Man Acquitted In 'Tommy Gun' Trial
POSTED: 5:43 pm PDT April 17, 2008
UPDATED: 5:48 pm PDT April 17, 2008
LOS ANGELES -- A federal jury on Thursday acquitted a Nevada man charged with attempting to smuggle parts of a World War II-era "Tommy Gun" inside a Porsche sports car he imported from Germany to the Port of Long Beach.
After a three-day trial and more than two hours of deliberations, Peter Walter Scharf, 43, of Henderson, Nev., was found not guilty of one count of importation of a machine gun and another count of smuggling.

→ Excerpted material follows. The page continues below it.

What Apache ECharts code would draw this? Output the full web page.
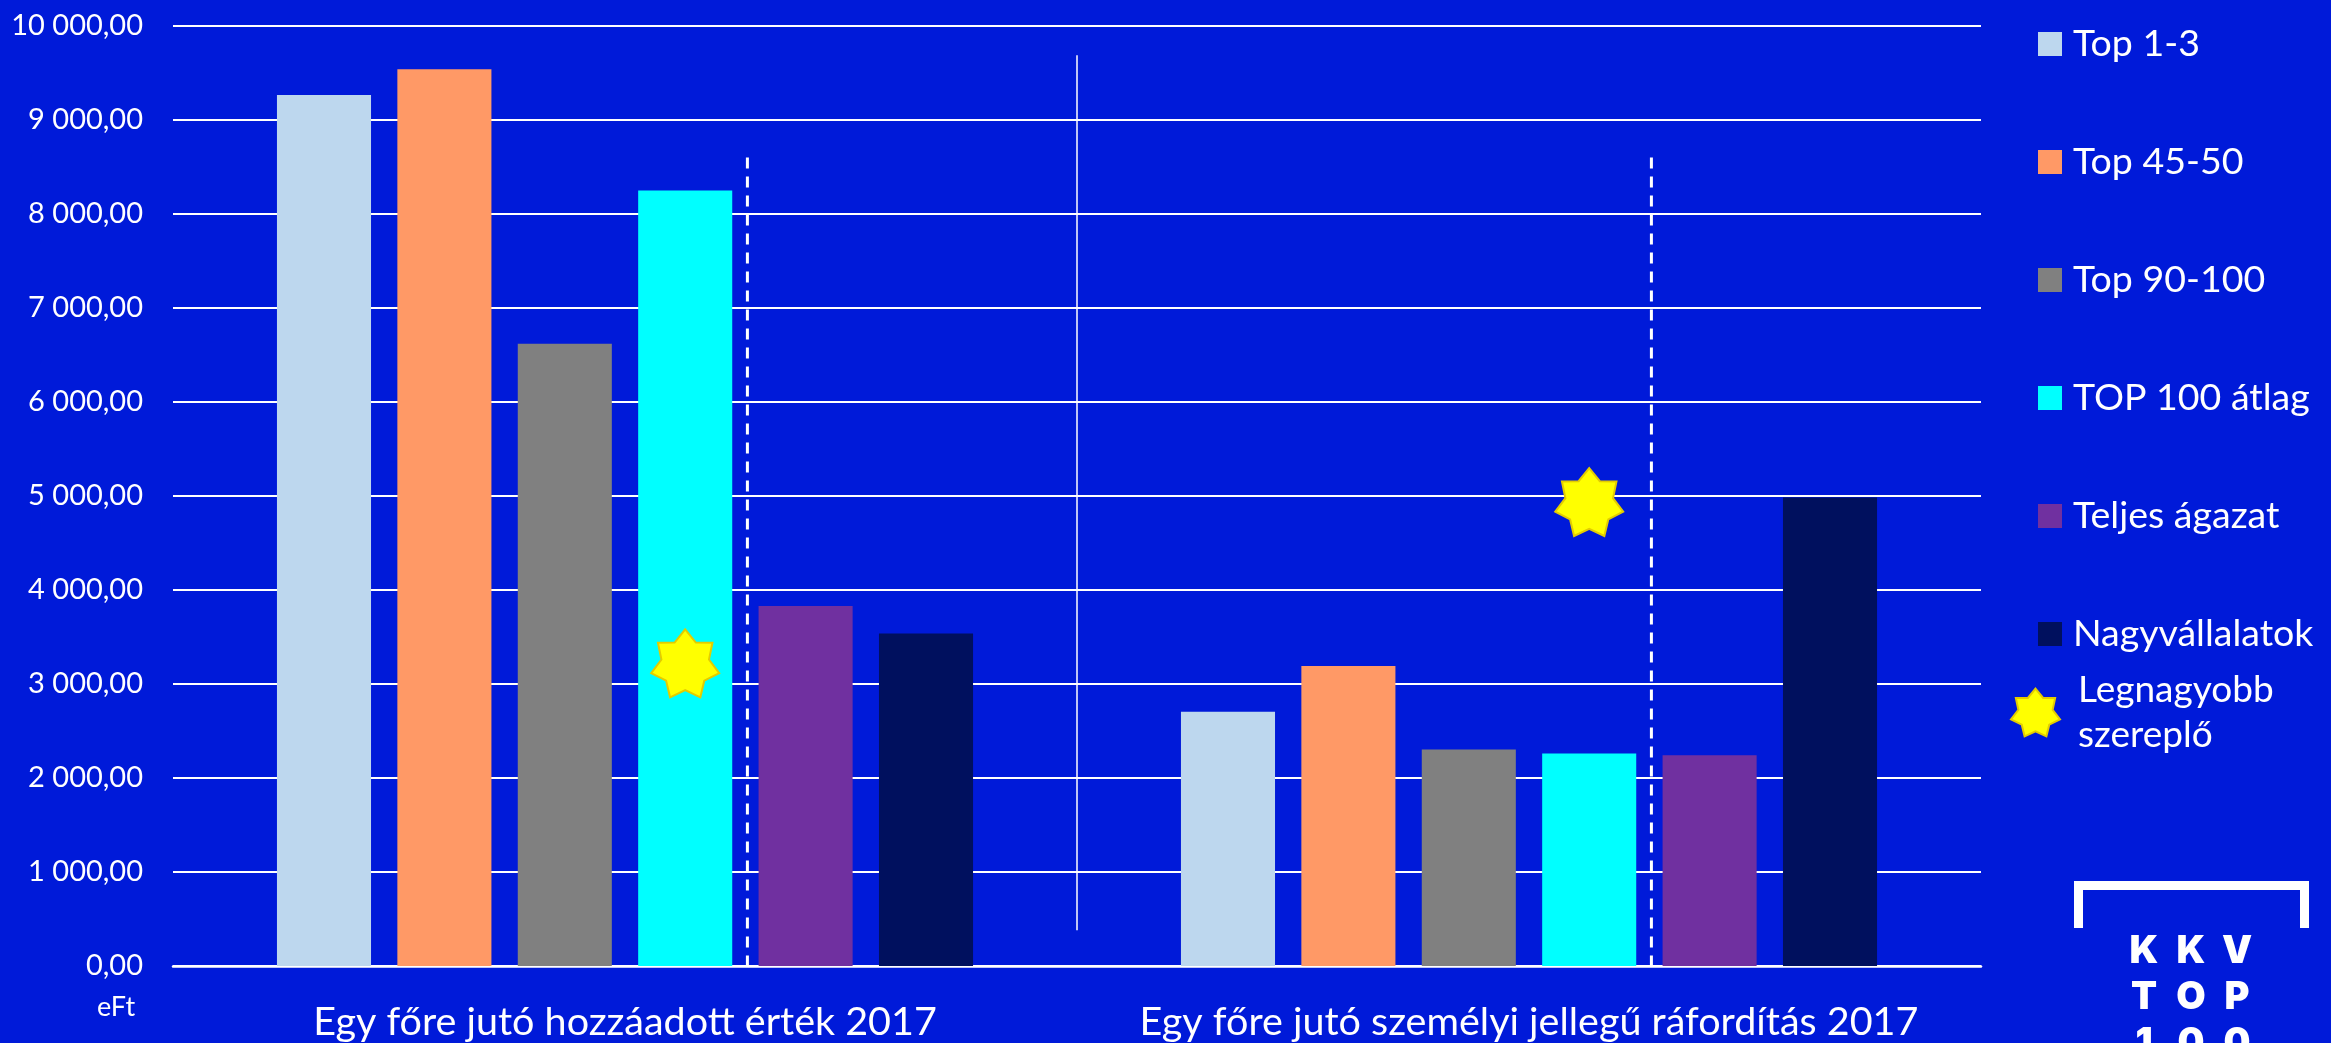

Prosecutors said Scharf -- an Austria-born naturalized U.S. citizen -- concealed three pieces of the submachine gun in the spare tire compartment of his Porsche 911 Turbo and then shipped the car from Bremerhaven, Germany, to Long Beach.
The gun parts found in the car were wrapped in a blue cloth and included the receiver and barrel, the bolt assembly and the trigger assembly of a .45- caliber Thompson submachine gun, prosecutors said.
The Tommy Gun was popular with law enforcement personnel and gangsters during the 1920s and 1930s and played a crucial role in World War II.
On Oct. 12, 2007, Customs and Border Patrol officers inspected Scharf's Porsche and discovered the gun parts, prosecutors said.
Federal agents arrested Scharf, who is not a licensed gun dealer, on Nov. 27.
But Kiya Kato, Scharf's attorney, said after Thursday's verdicts that her client never intended to smuggle or import the gun.
She also said the jury's quick not-guilty verdicts said to the prosecution: "Not only did you not prove your case, but we think he's innocent."
The case's lead prosecutor, Assistant U.S. Attorney Daniel Levin, had no comment after Thursday's verdicts.
Kato said that Scharf -- who was preparing to move back to the United States after living for a period with his sick mother in Austria -- had arranged to meet a gun buyer in Germany the day before he dropped his Porsche off at the German port but the meeting fell through.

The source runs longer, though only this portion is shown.